Double Summation Over a constant

Question

Can someone please help me explain this double summation? I can't see why its n-k+1? $$ d(I) = \sum_{k=1}^n \sum_{j=1}^k l_{i_j} = \sum_{k=1}^n \left( n-k+1 \right) l_{i_k} $$

Answer 1

$\begin{array}{cccccccc} \ell_{i_1}\\ \ell_{i_1}&\ell_{i_2}\\ \ell_{i_1}&\ell_{i_2}&\ell_{i_3}\\ \ell_{i_1}&\ell_{i_2}&\ell_{i_3}&\ell_{i_4}\\ \vdots &\vdots&&&\ddots\\ \ell_{i_1}&\ell_{i_2}&\ell_{i_3}&\ell_{i_4}&\cdots&\ell_{i_n} \end{array}$

The way the summation is originally written you read it from left to right and then from top to down.

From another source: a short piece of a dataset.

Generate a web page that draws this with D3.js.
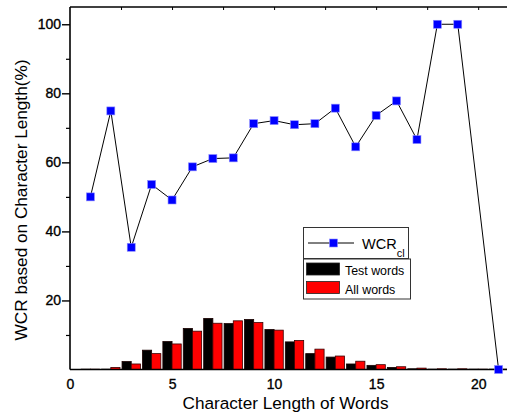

Try reading it instead from top to down followed by from left to right.

Answer 2

It may be easier to see why this is true if, in the final expression, you relabel the dummy variable $k$ as $m$. The term $l_{i_m}$ is included in the left-hand sum once for each value of $k$ from $1$ to $n$ inclusive satisfying $k\ge m$. There are $n-m+1$ such values, as in the final expression.